Die Menschenrechtsorganisation Human Rights Watch (HRW) erhebt schwere Vorwürfe gegen die türkische Polizei. Nach dem Putschversuch vom 15. und 16. Juli 2016 sollen Verdächtige in Polizeigewahrsam bedroht, misshandelt und gefoltert worden sein. In einem 43 Seiten langen Bericht listet Human Rights Watch Missstände auf und zeichnet nach, wie die Rechte von Festgenommenen unter dem verhängten Ausnahmezustand Schritt für Schritt ausgehöhlt worden seien.
Der Bericht trägt den Titel "Ein Blankoscheck" und geht auf Interviews mit 40 Anwälten, Menschenrechtsaktivisten, Ex-Gefangenen, Angehörigen sowie medizinischem Personal zurück, die HRW im August und September geführt hatte. Anhand von 13 Beispielen kritisieren die Autoren die Zustände im türkischen Polizeigewahrsam nach dem Putschversuch.
Die Nichtregierungsorganisation wirft den Behörden vor, unter dem im Juli verhängten Ausnahmezustand Schutzmaßnahmen gegen Folter außer Kraft gesetzt und Kontrollinstanzen aufgelöst zu haben. Die Regierung habe "einen Blankoscheck" ausgestellt, der es nun erlaube, Festgenommene zu foltern oder zu misshandeln, wie es dem türkischen Vollzug gefalle, kritisiert Hugh Williamson, der für Europa und Zentralasien zuständige Direktor.

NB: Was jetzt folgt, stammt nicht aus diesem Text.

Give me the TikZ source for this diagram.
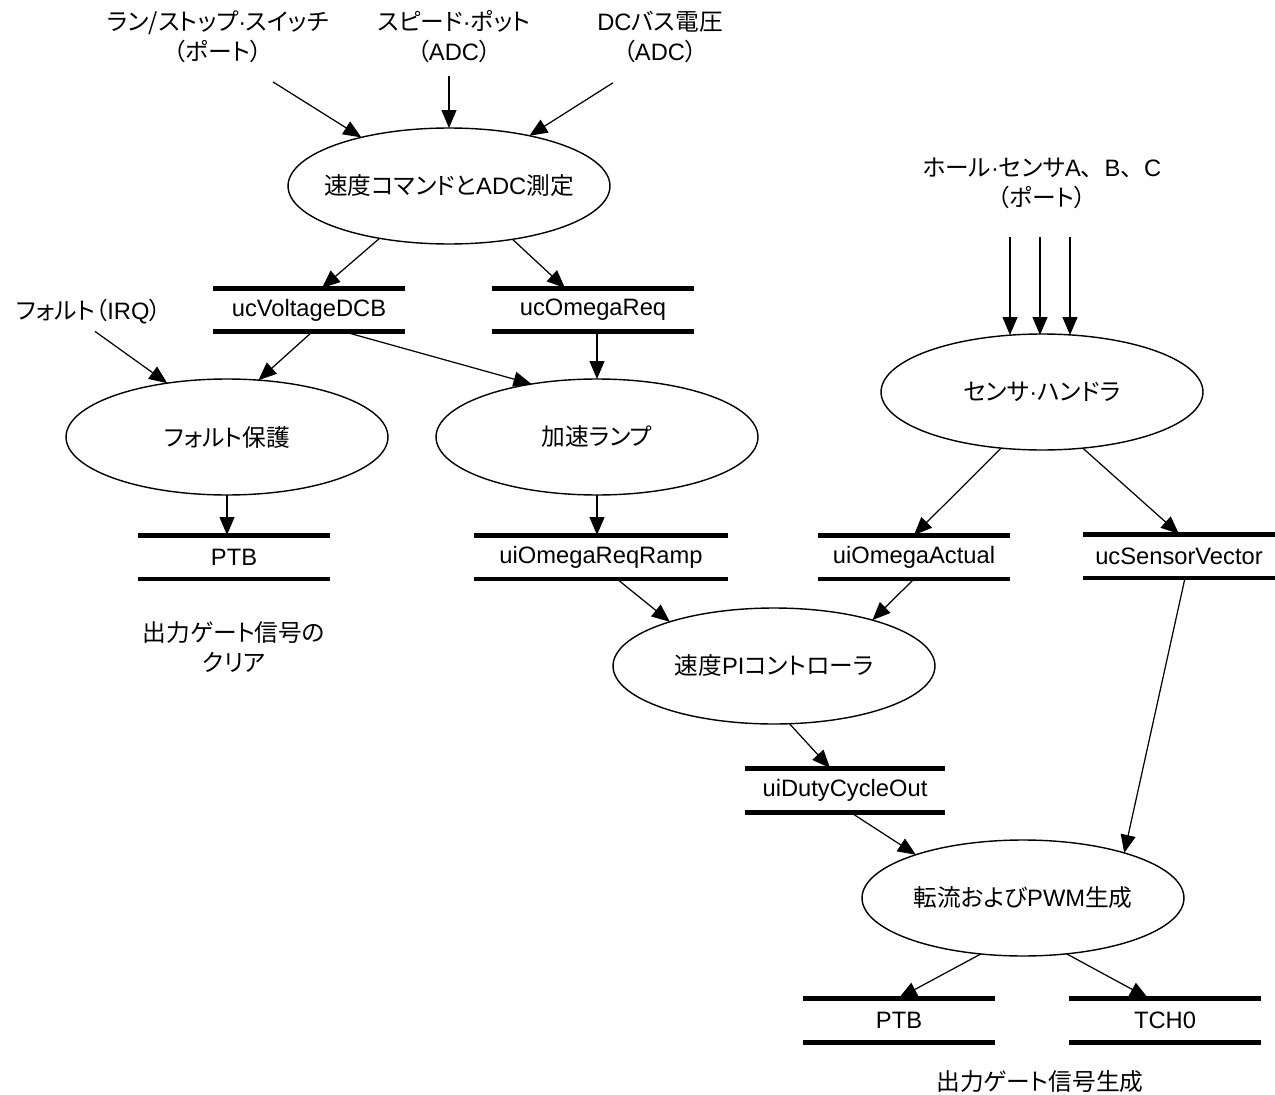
\documentclass[tikz,border=0pt]{standalone}
\usepackage{fontspec}
\setmainfont{Liberation Sans}
\newfontfamily\jp[RawFeature=+palt]{Noto Sans CJK JP}
\newfontfamily\jpw{Noto Sans CJK JP}
\usetikzlibrary{arrows.meta, shapes.geometric, calc}
\tikzset{%
  >={Triangle[width=3mm,length=3.6mm]},
  % Specifications for style of nodes:
  base/.style = {align=center, font=\fontsize{13.5}{17}\selectfont, outer sep=0pt},
  src/.style = {base, inner sep=0pt},
  % text is boxed at zero width so the ellipse keeps its own size
  proc/.style = {font=\fontsize{13.5}{17}\selectfont, outer sep=0pt, draw, ellipse,
                 line width=0.8pt, minimum width=6.44cm, minimum height=2.32cm,
                 execute at begin node={\hbox to 0pt\bgroup\hss},
                 execute at end node={\hss\egroup}},
  storeline/.style = {draw, -, line width=1mm},
  store/.style = {base, inner sep=0pt, minimum height=0.88cm,
    append after command={
      (\tikzlastnode.north west) edge[storeline] (\tikzlastnode.north east)
      (\tikzlastnode.south west) edge[storeline] (\tikzlastnode.south east)}},
  norm/.style = {->, draw, black, line width=0.7pt}
}
\begin{document}
\begin{tikzpicture}[
    x=0.02cm, y=-0.02cm,   % work in pixels of the sketch, y going down
]
  \useasboundingbox (0,0) rectangle (1275,1095);

  % inputs
  \node (runsw) [src] at (218,37) {{\jp ラン/ストップ}·{\jp スイッチ}\\{\jp （ポート）}};
  \node (speed) [src] at (454,37) {{\jp スピード}·{\jp ポット}\\{\jp （}ADC{\jp ）}};
  \node (dcbus) [src] at (660,37) {DC{\jp バス電圧}\\{\jp （}ADC{\jp ）}};
  \node (faultin) [src] at (89,312) {{\jp フォルト（}IRQ{\jp ）}};
  \node (hall) [src] at (1042,183) {{\jp ホール}·{\jp センサ}A{\jpw 、}B{\jpw 、}C\\{\jp （ポート）}};

  % processes
  \node (cmd)    [proc] at (449,186) {{\jp 速度コマンドと}ADC{\jp 測定}};
  \node (fault)  [proc] at (227,437) {{\jp フォルト保護}};
  \node (ramp)   [proc] at (597,437) {{\jp 加速ランプ}};
  \node (sensor) [proc] at (1042,392) {{\jp センサ}·{\jp ハンドラ}};
  \node (pi)     [proc] at (774,666) {{\jp 速度}PI{\jp コントローラ}};
  \node (pwm)    [proc] at (1023,898) {{\jp 転流および}PWM{\jp 生成}};

  % data stores
  \node (vdc)      [store, minimum width=3.84cm] at (309,310) {ucVoltageDCB};
  \node (omegareq) [store, minimum width=4.06cm] at (593,310) {ucOmegaReq};
  \node (ptb1)     [store, minimum width=3.84cm] at (234,557) {PTB};
  \node (rampst)   [store, minimum width=5.08cm] at (601,557) {uiOmegaReqRamp};
  \node (actual)   [store, minimum width=3.84cm] at (914,557) {uiOmegaActual};
  \node (sensvec)  [store, minimum width=3.84cm] at (1179,556) {ucSensorVector};
  \node (duty)     [store, minimum width=4.00cm] at (845,790) {uiDutyCycleOut};
  \node (ptb2)     [store, minimum width=3.84cm] at (899,1020) {PTB};
  \node (tch0)     [store, minimum width=3.84cm] at (1165,1020) {TCH0};

  % notes
  \node (clearnote) [src] at (234,647) {{\jp 出力ゲート信号の}\\{\jp クリア}};
  \node (gennote)   [src] at (1040,1082) {{\jp 出力ゲート信号生成}};

  % flows
  \draw [norm] ($(runsw.south)+(55,19)$) -- (cmd.151);
  \draw [norm] ($(speed.south)+(-5,13)$) -- (cmd.north);
  \draw [norm] ($(dcbus.south)+(-47,20)$) -- (cmd.32);
  \draw [norm] (cmd.217) -- ($(vdc.north)+(13,0)$);
  \draw [norm] (cmd.320) -- ($(omegareq.north)+(-28,0)$);

  \draw [norm] ($(faultin.south)+(6,7)$) -- (fault.138);
  \draw [norm] ($(vdc.south)+(3,0)$) -- (fault.61);
  \draw [norm] ($(vdc.south)+(36,0)$) -- (ramp.141);
  \draw [norm] (ramp.north |- omegareq.south) -- (ramp.north);
  \draw [norm] (fault.south) -- (fault.south |- ptb1.north);
  \draw [norm] (ramp.south) -- (ramp.south |- rampst.north);

  \foreach \dx in {-32,-2,28}
    \draw [norm] ($(hall.south)+(\dx,29)$) -- ($(sensor.north)+(\dx,1)$);
  \draw [norm] (sensor.234) -- (actual.north);
  \draw [norm] (sensor.306) -- (sensvec.north);

  \draw [norm] ($(rampst.south)+(16,0)$) -- (pi.157);
  \draw [norm] (actual.south) -- (pi.25);
  \draw [norm] (pi.285) -- ($(duty.north)+(-15,0)$);
  \draw [norm] ($(duty.south)+(5,0)$) -- (pwm.158);
  \draw [norm] ($(sensvec.south)+(6,0)$) -- (pwm.24);
  \draw [norm] (pwm.233) -- (ptb2.north);
  \draw [norm] (pwm.308) -- ($(tch0.north)+(-17,0)$);
\end{tikzpicture}
\end{document}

Seit dem Putschversuch ermitteln die Behörden gegen mehr als 70 000 Menschen, mehr als 32 000 Männer und Frauen sind offiziellen Zahlen zufolge festgenommen worden. Der Bericht legt besonderes Augenmerk auf die Zeit des Polizeigewahrsams. Der Ausnahmezustand erlaubt es den Behörden, Verdächtige bis zu 30 anstatt bisher maximal vier Tage lang festzuhalten, ohne sie einem Haftrichter vorführen zu müssen. Gerade in dieser Zeit komme es laut Bericht zu gravierenden Menschenrechtsverletzungen.
Ein Offizier soll 36 Stunden mit gefesselten Händen auf dem Boden gekniet haben
Zwar betont HRW, dass die Türkei nicht nur das Recht, sondern auch die Pflicht habe, den Putschversuch aufzuarbeiten und Täter zu verfolgen. Das Folterverbot habe allerdings auch in Kriegszeiten und in Zeiten des Ausnahmezustands Gültigkeit.
Die Informationen, die HRW zusammengetragen hat, zeichnen jedoch für die Türkei ein anderes Bild. Unter Berufung auf einen Gerichtsmediziner schildert die Organisation, wie ein gefangener Offizier gezwungen worden sei, 36 Stunden mit auf dem Rücken gefesselten Händen auf dem Boden zu knien. Wann immer er sich bewegt habe, hätten Polizisten ihn mit einem Gürtel geschlagen. Der Gerichtsmediziner wird in dem Bericht mit den Worten zitiert, es habe keine Stelle an seinem Körper gegeben, die nicht mit Blutergüssen bedeckt gewesen sei.
HRW berichtet weiter von Festgenommenen, die mit Stöcken und Fäusten malträtiert und teils schwer verletzt worden seien. Andere seien mit der Drohung, Familienangehörige zu vergewaltigen, zu Geständnissen gezwungen worden. HRW berichtet von einem "Klima der Angst".
Gefangenen werde der Kontakt zu Anwälten erschwert oder verweigert - ein weiterer Kritikpunkt von HRW. Unter dem Ausnahmezustand könnten Anwaltsgespräche bis zu fünf Tage aufgeschoben werden. Die Nichtregierungsorganisation berichtet von Fällen, in denen Verdächtigte zehn, im Fall eines Uni-Angestellten auch 20 Tage lang keinen Rechtsanwalt sprechen konnten.